OPPONIBILITÁ DEL REGOLAMENTO DI CONDOMINIO AI TERZI

Con la sentenza numero 2137 del 14 maggio 2024, la Corte d’appello di Napoli si è soffermata su un tema di grande interesse: l’operatività e/o opponibilità a terzi delle clausole limitative contenute nei regolamenti condominiali convenzionali.

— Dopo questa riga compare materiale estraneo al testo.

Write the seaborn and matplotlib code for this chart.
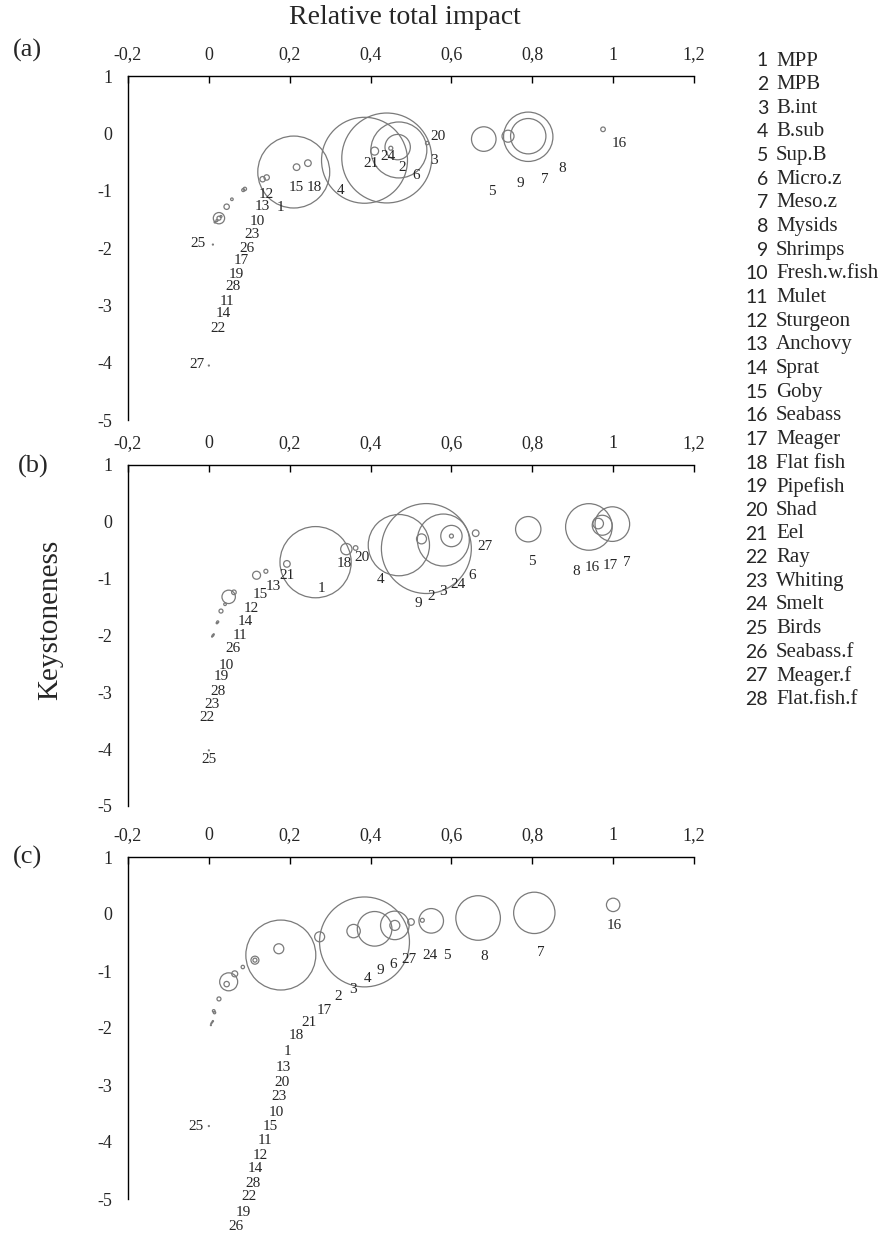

Come noto, le disposizioni del regolamento condominiale che limitano (nell’interesse comune) i poteri e le facoltà dei singoli condòmini sulle loro proprietà esclusive assumono carattere convenzionale, e ciò avviene in due modi:

  • Se predisposte dall’originario unico proprietario dell’edificio, vengono accettate dai condòmini nei contratti di acquisto delle rispettive proprietà esclusive (oppure in separati atti appositi);
  • Se deliberate dall’assemblea dei condòmini, vengono approvate all’unanimità.

Affinché tali clausole possano essere opponibili a chiunque usufruisca delle unità immobiliari condominiali, è necessario prestare molta attenzione all’atto di trascrizione. La disamina del provvedimento della Corte d’appello di Napoli spiega nel dettaglio quale sia la modalità corretta.

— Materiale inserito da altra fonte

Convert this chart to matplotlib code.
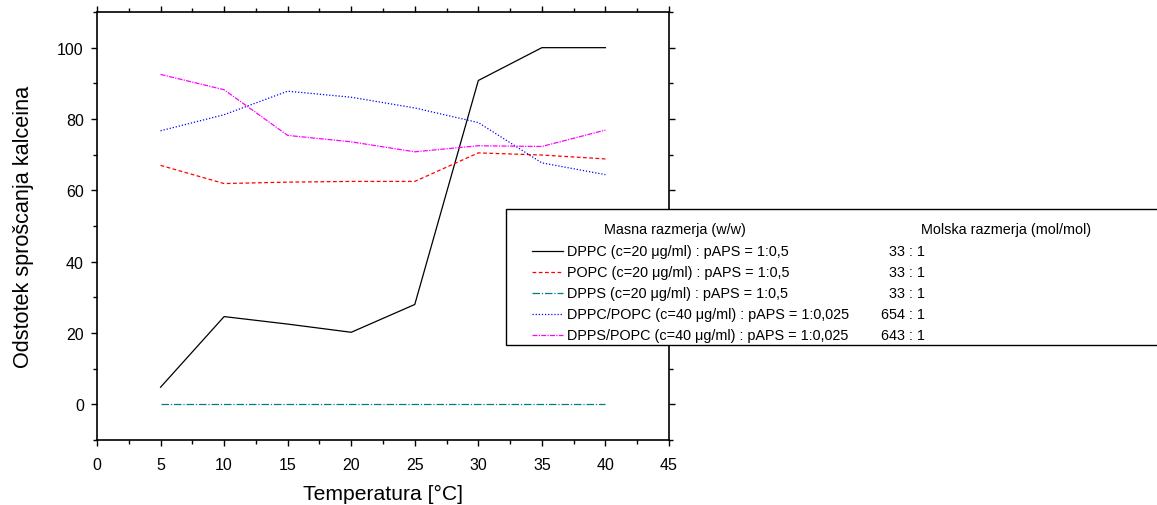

L’obbligo di trascrizione delle clausole limitative

Per quanto riguarda la dimostrazione nei confronti dei terzi acquirenti, questa può essere validamente fornita solo attraverso la prova dell’avvenuta trascrizione nei pubblici registri immobiliari (antecedentemente alla trascrizione dell’atto di acquisto del terzo) delle disposizioni regolamentari che pongono limitazioni ai poteri e alle facoltà dei singoli condòmini sulle rispettive porzioni di proprietà esclusiva. Non è sufficiente che nella nota di trascrizione vi sia un generico rinvio al regolamento condominiale, ma occorre indicare le specifiche clausole limitative.

Alla luce di tali principi, i giudici d’appello partenopei sono giunti alla decisione del caso in esame. Dall’esame degli atti di causa, non risulta prodotta la nota di trascrizione del regolamento condominiale con la necessaria specifica indicazione della clausola limitativa della destinazione d’uso invocata dall’appellante; nell’atto non sono specificamente indicate le clausole impositive della servitù (ovvero quelle contenenti limiti alla destinazione d’uso dell’immobile acquistato) e, come detto, il mero rinvio al regolamento condominiale non appare sufficiente.

Di conseguenza, respinte tutte le ulteriori doglianze, la Corte d’appello ha ritenuto il ricorso spiegato dal condominio del tutto privo di fondamento in fatto e in diritto.